Descendents of early Sweet Home settlers will be honored from 1 to 4 p.m. Saturday, July 11, during a special reception held at the Senior Center.
The event, a joint effort of the Sweet Home city Planning Department, the Genealogy Society, and the East Linn Museum, will be part of the Frontier Sportsman’s Holiday festivities that will take place this Friday through Sunday. (For more on other events, see the festival and Sweet Home Rodeo program inside today’s edition.)
Since late February a list of families whose ancestors owned land in or around the Sweet Home area, when the community was founded, has been put together and members of those families have been contacted about attending the event.
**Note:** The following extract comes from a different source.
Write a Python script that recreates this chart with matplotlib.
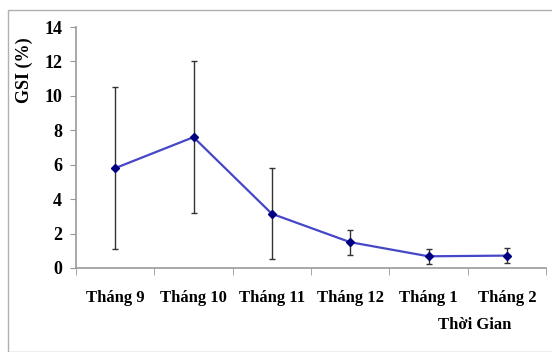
import matplotlib.pyplot as plt
from matplotlib.patches import Rectangle
import numpy as np

months = ["Tháng 9", "Tháng 10", "Tháng 11", "Tháng 12", "Tháng 1", "Tháng 2"]
gsi = [5.8, 7.6, 3.15, 1.5, 0.68, 0.72]
err = [4.7, 4.4, 2.65, 0.72, 0.42, 0.45]

plt.rcParams['font.family'] = ['Liberation Serif', 'DejaVu Serif']
plt.rcParams['font.weight'] = 'bold'

fig = plt.figure(figsize=(5.52, 3.52), dpi=100)
fig.patches.append(Rectangle((8/552, 0.0), 1.0, 1 - 10/352, transform=fig.transFigure,
                             fill=False, edgecolor='#b0b0b0', linewidth=1))
ax = fig.add_axes([76/552, 1 - 268/352, 470/552, 241/352])

x = np.arange(len(months))
ax.errorbar(x, gsi, yerr=err, fmt='none', ecolor='#333333', elinewidth=1.0,
            capsize=2.5, capthick=1.0, zorder=2)
ax.plot(x, gsi, color='#4646c8', linewidth=1.6, marker='D', markersize=4.5,
        markerfacecolor='#000080', markeredgecolor='#000080', zorder=3)

ax.set_xlim(-0.5, len(months) - 0.5)
ax.set_ylim(0, 14)
ax.set_yticks(range(0, 15, 2))
ax.set_xticks(x)
ax.set_xticklabels(months, fontsize=12, fontweight='bold')
ax.set_xticks(np.arange(-0.5, len(months)), minor=True)
ax.tick_params(axis='x', which='major', length=0, pad=16)
ax.tick_params(axis='x', which='minor', length=5, color='#999999', direction='out')
ax.tick_params(axis='y', length=4, color='#999999', labelsize=13, pad=6)
for lab in ax.get_yticklabels():
    lab.set_fontweight('bold')

for s in ['top', 'right']:
    ax.spines[s].set_visible(False)
for s in ['left', 'bottom']:
    ax.spines[s].set_color('#999999')
    ax.spines[s].set_linewidth(1.2)

ax.set_ylabel("GSI (%)", fontsize=13, fontweight='bold')
ax.yaxis.set_label_coords(-0.092, 0.82)
fig.text(475/552, 1 - 325/352, "Thời Gian", fontsize=12, fontweight='bold',
         ha='center', va='center')

fig.savefig("out.png", dpi=100)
During the Sportsman’s Holiday Grand Parade a float, designed and constructed by museum volunteers, will carry some of the participants through Sweet Home streets.
During the parade, flyers about the celebration, which is being called “A Journey Through Time,” will be handed out to spectators, said Edene Flierl of the city Planning Department, who is helping to plan the event.
Mayor Craig Fentiman will open the ceremony by introducing seven of the town’s former mayors, who will be attending the celebration as special guests. Each family will tell stories of early Sweet Home and later will be interviewed and asked about who their ancestors were and what they did.
Punch, coffee, tea, cookies and other snacks will be served, Flierl said.
“We want to video tape this so that we can show some people who still know stories about Sweet Home,” said Corky Lowen, one of the organizers.
She said a wide array of participants is expected, ranging in age from their early 40s all the way to one who is in her late 90s.
Lowen said she expects 10 families to attend, including the Ames family who were one of the first to settle here. There are still a few people on the list who are unconfirmed at this point, she said.
Lowen said she would like to see as many families participate as possible. She said the event has been many months in the making.
In addition to families from the community, there will be a family from Eugene whose roots have been traced to Sweet Home’s beginnings, Flierl said.
She said a great amount of the credit for the research behind the event goes to Glenda Hopkins and Gale Gregory of the East Linn Museum, and Lowen of the Genealogy Society.
“‘I would not have known where to begin if it weren’t for them,” Flierl said.
Anyone descended from an early Sweet Home settler who would like to take part in the celebration may contact Lowen at 367-3864 between 4 and 10 p.m. or Flierl in the Planning Department at 367-8113 between 9 a.m. and 5 p.m.to reserve a place.
“We would like as many people as possible, but we just don’t know all of them,” Lowen said, laughing.